The body, whether human, animal, vegetable or architectural, is at the heart of her artistic approach. The artist dialogues with her material, a chicken wire that is both malleable and rigid. By folding and twisting, she creates a volume, like a body, from which images of living organisms, landscapes and geological formations can emerge. She uses millimeter-diameter rope with great freedom, developing a vocabulary of knots and torsions, with which she creates interactions with wire mesh. These two materials, both links, seem to support or need each other. Her sculptures are like structures that hold together, yet are on the verge of collapse. They evoke a process of vitality, repair and proliferation.

In some sculptural works, the woven, bound and knotted rope is the image of a living being in the process of colonizing a natural space, an environment (Lichens). In others, the mesh builds outgrowths or cells (Shelters). In still others, the forms are reminiscent of the modeling of a natural material. A process of transformation and regeneration emerges, as if nature were meeting the built environment. A movement between opening and closing, between extension and compression, like the expression of a vital breath is felt in front of his works… A parietal dimension, an energy, telluric forces are also expressed. The artist tends to pursue the phenomenon of metamorphosis within her works. She envelops her sculptures and creates their imprints, witnessing a situation, a posture, an interaction, a presence with an environment, traces embodying the past of a territory.

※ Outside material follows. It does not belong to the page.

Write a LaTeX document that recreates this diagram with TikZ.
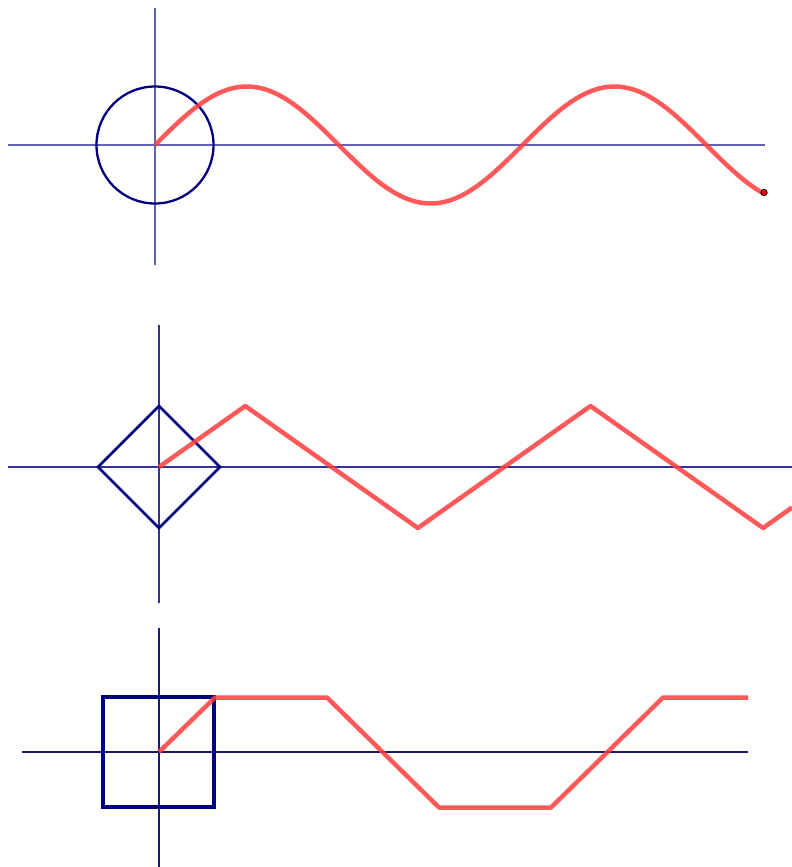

In the series Architected bodies and their remains, Aude Borromée confronts a lacquered steel plate with a wire mesh, inserted into an opening. Through a variety of stitches created with her rope, the sculptor generates and develops a conglomerate of materials. A new skin covers this architectural fragment. These sculptures express the process of restoration, the work of man or the growth of plants that cling together to reinforce a bald facade. Inspired by relics or altars, a counterpart is a sublimated vestige, the memory of a residue that bears witness to history. This artistic work is akin to an attempt to preserve what has been and to offer support to this fractured element.

Her works in clay reveal the emergence of constructions and reconstruction sites. They form a whole, like a village in the making

In short, Aude Borromée’s works suggest a life in latency, a state between ruin and reconstruction, a cycle of transformation, a becoming. They are at one with the space in which they are displayed.